APIs enable exchange of information, and can be a major source of value (utility, market dependence and revenue) to organizations. APIs are significant components in the evolution of applications because the technical ecosystem is built on top of APIs and leverages them to function and provide many services in use today.
APIs can be divided into three groups:
Public APIs, also known as a Open APIs, are available to users with minimal restrictions. An example of this API is Google Maps, which allows users to take advantage of Google’s expansive and detailed map software in a number of ways. Developers can leverage this software and integrate with it in their applications by following the Google Maps API documentation.
Private APIs, also known as Internal APIs, are used primarily within a company to share resources and facilitate the business (e.g. Company Warehouse API for managing inventory with code).
Partner APIs require rights or specific licenses for use. These APIs are popular in software-as-a-service platforms (e.g. AWS API).
Benefits and Risks of Using APIs
The main benefits of using APIs are:
Cost savings through the elimination of the need to build and maintain local physical infrastructure and services.
Opportunities to leverage the expertise of other vendors instead of having to reinvent solutions for common problems (authentication, payment processing, maps, etc.).
Possibilities to build new businesses and products based on the exchange of data between users and various online services offering API access to independent developers.

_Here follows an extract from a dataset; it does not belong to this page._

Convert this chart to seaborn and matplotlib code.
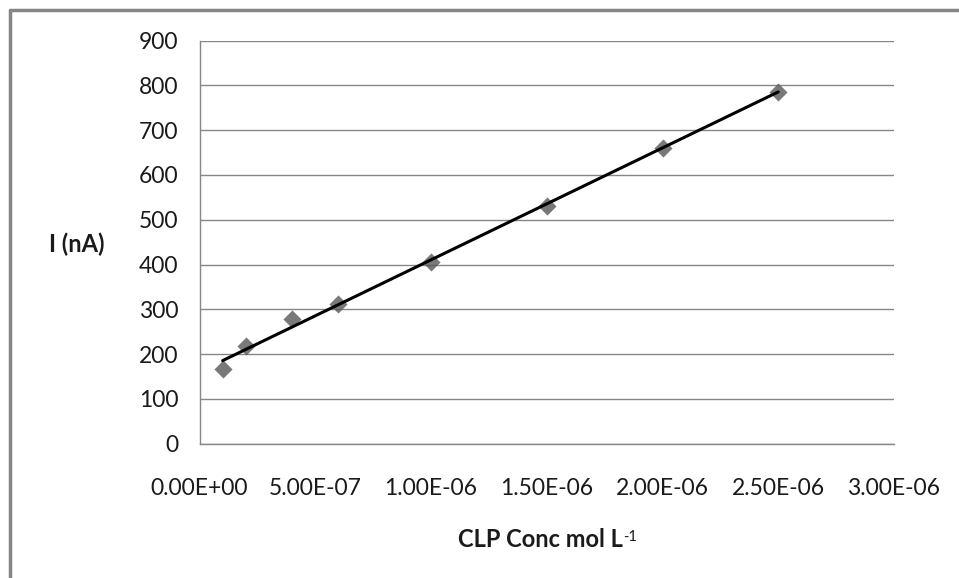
import numpy as np
import pandas as pd
import matplotlib
matplotlib.use("Agg")
import matplotlib.pyplot as plt
from matplotlib.lines import Line2D
import seaborn as sns

# Data
conc = [1e-7, 2e-7, 4e-7, 6e-7, 1.0e-6, 1.5e-6, 2.0e-6, 2.5e-6]
current = [166, 218, 278, 312, 406, 531, 661, 786]
y_ticks = [0, 100, 200, 300, 400, 500, 600, 700, 800, 900]
x_ticks = [0, 5e-7, 1e-6, 1.5e-6, 2e-6, 2.5e-6, 3e-6]

df = pd.DataFrame({"conc": conc, "current": current})

sns.set_theme(style="white")
plt.rcParams["font.family"] = ["Lato", "DejaVu Sans"]

fig = plt.figure(figsize=(9.59, 5.78), dpi=100)
ax = fig.add_axes([199.5 / 959, 1 - 443.7 / 578, (894 - 199.5) / 959, (443.7 - 40.5) / 578])

grid_col = "#868686"

sns.regplot(data=df, x="conc", y="current", ax=ax, ci=None, marker="D",
            scatter_kws=dict(s=85, color="#585858", linewidths=0, zorder=3),
            line_kws=dict(color="black", linewidth=2.2, zorder=4))

ax.set_xlim(0, 3e-6)
ax.set_ylim(0, 900)
ax.set_yticks(y_ticks)
ax.set_xticks(x_ticks)
ax.set_xticklabels(["{:.2E}".format(v) for v in x_ticks])
ax.set_yticklabels([str(v) for v in y_ticks])

ax.yaxis.grid(True, color=grid_col, linewidth=1.0)
ax.set_axisbelow(True)
for side in ["top", "right"]:
    ax.spines[side].set_visible(False)
for side in ["left", "bottom"]:
    ax.spines[side].set_color(grid_col)
    ax.spines[side].set_linewidth(1.0)

ax.tick_params(axis="both", which="major", direction="out", length=7, width=1.0,
               color=grid_col, labelsize=16.5, labelcolor="#1a1a1a")
ax.tick_params(axis="y", pad=8)
ax.tick_params(axis="x", pad=18)

ax.set_xlabel("")
ax.set_ylabel("")
fig.text(77 / 959, 1 - 244 / 578, "I (nA)", ha="center", va="center",
         fontsize=17, fontweight="bold", color="#1a1a1a")
main = fig.text(540 / 959, 1 - 547 / 578, "CLP Conc mol L", ha="center", va="baseline",
                fontsize=17, fontweight="bold", color="#1a1a1a")
ax.annotate("-1", xy=(1, 0), xycoords=main, xytext=(0.5, 7), textcoords="offset points",
            ha="left", va="baseline", fontsize=10.5, color="#1a1a1a", annotation_clip=False)

# Outer chart frame (only left and top edges visible in the reference)
fig.add_artist(Line2D([10 / 959, 10 / 959], [0, 1 - 10 / 578], transform=fig.transFigure,
                      color=grid_col, linewidth=2.5))
fig.add_artist(Line2D([10 / 959, 1], [1 - 10 / 578, 1 - 10 / 578], transform=fig.transFigure,
                      color=grid_col, linewidth=2.5))

fig.savefig("out.png", dpi=100, facecolor="white")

The main risks associated with using APIs are:
Little to no control over the impact of vendor-only changes including business infrastructure, version updates, and data collection.
Nonsecure APIs can become gateways to hacker attacks. As soon as they are breached, other dependent systems become vulnerable. It is commonly predicted that API abuses will become the most frequent vector of attack in the coming years.
APIs can be abused by the clients themselves. One example is excessive requests to the API, which is what rate limits are meant to prevent.